NEW YORK (TheStreet) -- Shares of Fitbit (FIT) - Get Report were slumping in pre-market trading on Thursday as Pacific Crest reduced its stock rating to "underweight" from "sector weight" this morning.
The firm said channel checks indicate that the San Francisco-based health and fitness device company's Charge 2 sales are "off to a slow start."
Initial sales also appear to be below its Blaze and Alta product levels, both of which were released earlier this year.
"We continue to believe that a large portion of Fitbit owners stop using the device within months, which is a fundamental issue driving high churn that will make growth more challenging," Pacific Crest said in an analyst note.
Charge 2 sales are likely to ramp up as the holiday season approaches, the firm added.

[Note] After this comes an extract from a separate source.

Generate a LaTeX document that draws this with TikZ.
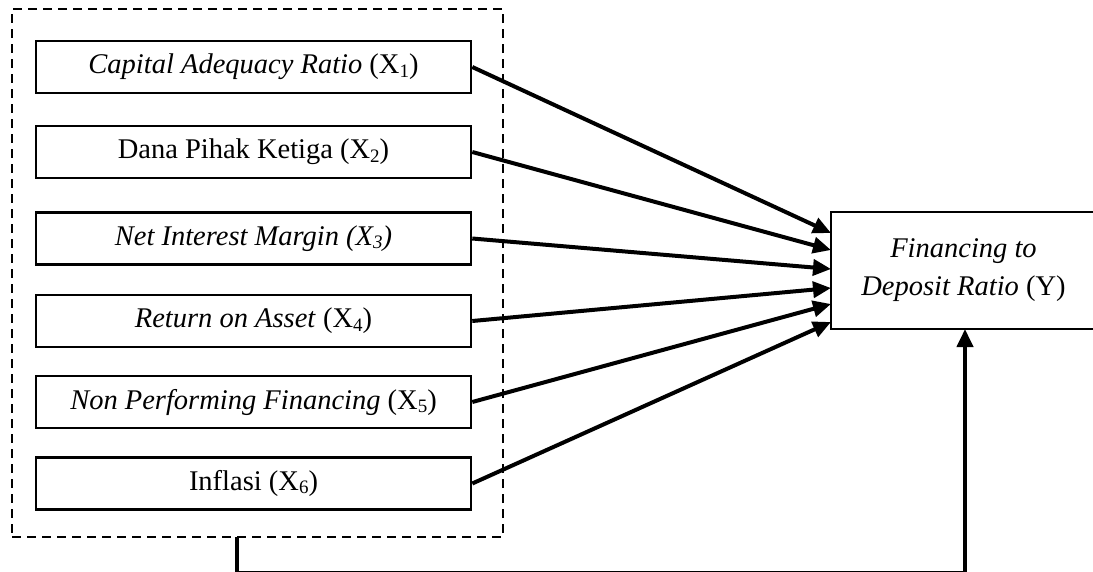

Separately, TheStreet Ratings objectively rated this stock according to its "risk-adjusted" total return prospect over a 12-month investment horizon. Not based on the news in any given day, the rating may differ from Jim Cramer's view or that of this articles's author. TheStreet Ratings has this to say about the recommendation:
TheStreet Ratings team rates Fitbit as a Hold with a ratings score of C-. The primary factors that have impacted the rating are mixed - some indicating strength, some showing weaknesses, with little evidence to justify the expectation of either a positive or negative performance for this stock relative to most other stocks. The company's strengths can be seen in multiple areas, such as its robust revenue growth, largely solid financial position with reasonable debt levels by most measures and notable return on equity. However, as a counter to these strengths, the team also finds weaknesses including a generally disappointing performance in the stock itself and unimpressive growth in net income.